WHAT NEEDS TO BE DONE.
The lines from the beginning of the records below through the one holding "plt.rcParams['mathtext.bf'] = 'Liberation" are to be copied exactly; leave the pictures out.

[Entries with chart source code]
★ ★ ★ ★

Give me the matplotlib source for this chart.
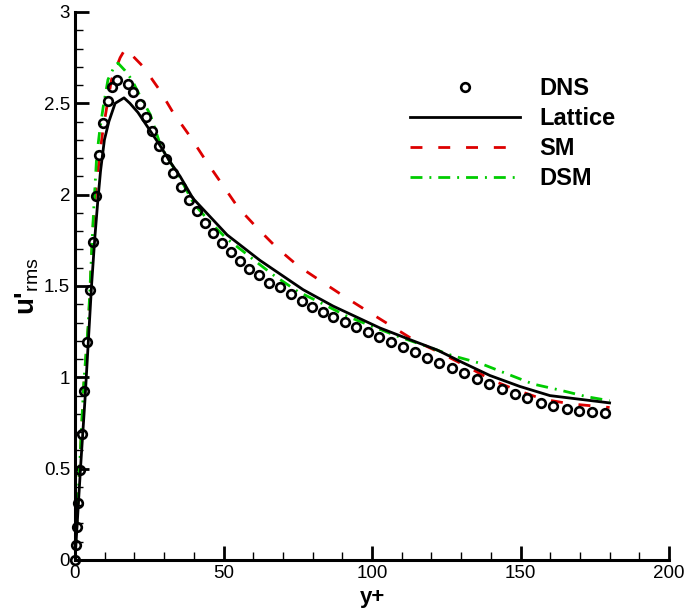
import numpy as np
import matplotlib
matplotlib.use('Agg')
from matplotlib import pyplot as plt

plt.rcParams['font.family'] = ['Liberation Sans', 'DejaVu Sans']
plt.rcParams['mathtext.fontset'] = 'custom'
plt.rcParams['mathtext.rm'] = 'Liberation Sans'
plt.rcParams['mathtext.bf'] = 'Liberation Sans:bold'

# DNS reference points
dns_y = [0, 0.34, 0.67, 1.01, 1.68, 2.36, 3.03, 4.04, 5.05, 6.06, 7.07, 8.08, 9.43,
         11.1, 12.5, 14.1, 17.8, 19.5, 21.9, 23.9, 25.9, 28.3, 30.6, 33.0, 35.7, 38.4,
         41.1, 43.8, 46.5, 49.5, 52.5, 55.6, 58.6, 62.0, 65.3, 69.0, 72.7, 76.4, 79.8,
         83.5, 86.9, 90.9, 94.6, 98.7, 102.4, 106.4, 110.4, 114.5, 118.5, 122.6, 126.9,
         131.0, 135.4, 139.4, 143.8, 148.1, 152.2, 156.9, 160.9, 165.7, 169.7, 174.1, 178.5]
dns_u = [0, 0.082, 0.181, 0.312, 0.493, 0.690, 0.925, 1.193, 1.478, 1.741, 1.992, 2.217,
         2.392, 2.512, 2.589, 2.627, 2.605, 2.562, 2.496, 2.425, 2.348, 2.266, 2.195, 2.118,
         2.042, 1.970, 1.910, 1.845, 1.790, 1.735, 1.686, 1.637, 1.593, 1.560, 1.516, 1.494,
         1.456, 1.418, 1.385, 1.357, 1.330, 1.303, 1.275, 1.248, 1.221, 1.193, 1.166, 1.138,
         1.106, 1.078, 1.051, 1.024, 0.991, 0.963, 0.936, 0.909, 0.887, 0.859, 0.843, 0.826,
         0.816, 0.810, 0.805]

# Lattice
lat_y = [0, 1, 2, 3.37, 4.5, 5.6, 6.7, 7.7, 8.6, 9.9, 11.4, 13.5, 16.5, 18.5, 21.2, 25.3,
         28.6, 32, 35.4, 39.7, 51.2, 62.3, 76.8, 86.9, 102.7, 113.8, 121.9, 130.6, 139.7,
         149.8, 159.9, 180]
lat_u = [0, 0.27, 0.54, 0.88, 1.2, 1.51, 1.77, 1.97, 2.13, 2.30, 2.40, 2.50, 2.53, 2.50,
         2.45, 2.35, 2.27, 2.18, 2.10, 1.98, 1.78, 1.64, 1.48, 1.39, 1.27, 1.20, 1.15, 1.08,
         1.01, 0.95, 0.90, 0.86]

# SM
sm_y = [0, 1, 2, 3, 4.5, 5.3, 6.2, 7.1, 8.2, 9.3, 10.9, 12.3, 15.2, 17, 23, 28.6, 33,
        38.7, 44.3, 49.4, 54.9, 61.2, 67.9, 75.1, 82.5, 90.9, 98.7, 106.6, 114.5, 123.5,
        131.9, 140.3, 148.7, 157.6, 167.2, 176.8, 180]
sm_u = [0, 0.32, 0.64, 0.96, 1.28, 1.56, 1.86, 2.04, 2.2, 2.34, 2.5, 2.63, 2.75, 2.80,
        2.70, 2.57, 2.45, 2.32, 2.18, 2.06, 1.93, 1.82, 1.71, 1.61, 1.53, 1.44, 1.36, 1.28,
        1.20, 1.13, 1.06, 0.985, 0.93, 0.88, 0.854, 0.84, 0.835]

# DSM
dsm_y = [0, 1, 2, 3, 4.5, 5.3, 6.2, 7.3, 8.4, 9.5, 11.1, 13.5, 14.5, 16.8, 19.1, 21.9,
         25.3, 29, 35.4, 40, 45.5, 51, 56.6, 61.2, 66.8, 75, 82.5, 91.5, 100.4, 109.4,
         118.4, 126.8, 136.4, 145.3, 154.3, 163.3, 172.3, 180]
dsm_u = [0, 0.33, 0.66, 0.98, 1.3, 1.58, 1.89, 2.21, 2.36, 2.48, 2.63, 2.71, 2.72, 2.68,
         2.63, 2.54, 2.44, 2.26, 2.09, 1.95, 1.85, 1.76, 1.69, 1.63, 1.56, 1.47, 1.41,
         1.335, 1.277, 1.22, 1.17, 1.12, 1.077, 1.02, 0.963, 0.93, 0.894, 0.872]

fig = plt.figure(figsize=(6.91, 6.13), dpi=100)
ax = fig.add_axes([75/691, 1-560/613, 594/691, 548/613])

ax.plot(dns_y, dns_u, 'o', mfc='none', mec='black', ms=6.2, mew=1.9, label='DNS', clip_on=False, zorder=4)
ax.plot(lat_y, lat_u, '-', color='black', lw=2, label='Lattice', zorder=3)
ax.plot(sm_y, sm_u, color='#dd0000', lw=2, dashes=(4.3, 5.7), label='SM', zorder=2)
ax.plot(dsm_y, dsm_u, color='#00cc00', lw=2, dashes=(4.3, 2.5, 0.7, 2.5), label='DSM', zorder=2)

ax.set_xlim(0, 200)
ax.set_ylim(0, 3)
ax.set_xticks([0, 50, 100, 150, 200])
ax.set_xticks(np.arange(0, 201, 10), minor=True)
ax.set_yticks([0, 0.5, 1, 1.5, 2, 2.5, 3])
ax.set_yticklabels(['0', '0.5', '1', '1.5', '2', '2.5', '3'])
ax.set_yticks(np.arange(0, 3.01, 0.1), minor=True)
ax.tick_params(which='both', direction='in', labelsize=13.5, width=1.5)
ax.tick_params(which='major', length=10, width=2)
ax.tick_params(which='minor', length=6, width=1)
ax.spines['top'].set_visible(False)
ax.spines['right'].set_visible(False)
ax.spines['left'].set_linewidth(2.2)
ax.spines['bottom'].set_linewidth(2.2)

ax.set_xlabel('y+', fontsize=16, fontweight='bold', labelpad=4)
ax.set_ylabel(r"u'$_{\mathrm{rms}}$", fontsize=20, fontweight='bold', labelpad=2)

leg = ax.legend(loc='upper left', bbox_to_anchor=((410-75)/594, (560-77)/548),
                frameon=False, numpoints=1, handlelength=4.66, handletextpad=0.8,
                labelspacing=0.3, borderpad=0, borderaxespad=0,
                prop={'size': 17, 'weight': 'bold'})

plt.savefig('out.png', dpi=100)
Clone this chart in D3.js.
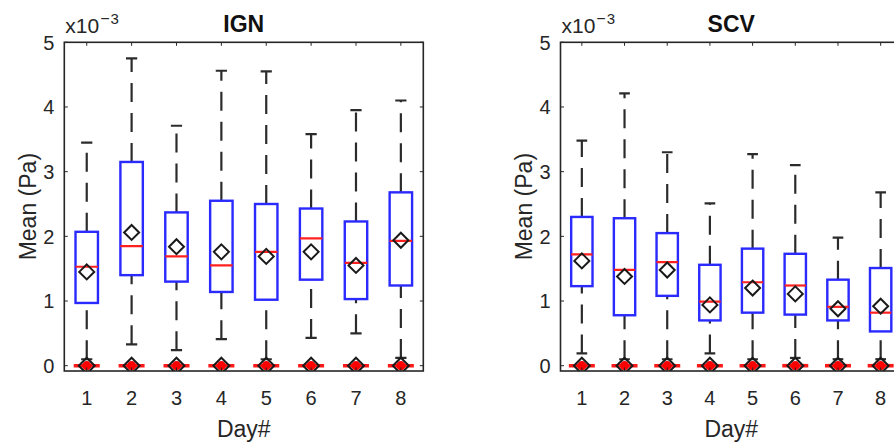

★ ★ ★ ★

OUTPUT FOR THIS TASK.
Give me the matplotlib source for this chart.
import numpy as np
import matplotlib
matplotlib.use('Agg')
from matplotlib import pyplot as plt

plt.rcParams['font.family'] = ['Liberation Sans', 'DejaVu Sans']
plt.rcParams['mathtext.fontset'] = 'custom'
plt.rcParams['mathtext.rm'] = 'Liberation Sans'
plt.rcParams['mathtext.bf'] = 'Liberation Sans:bold'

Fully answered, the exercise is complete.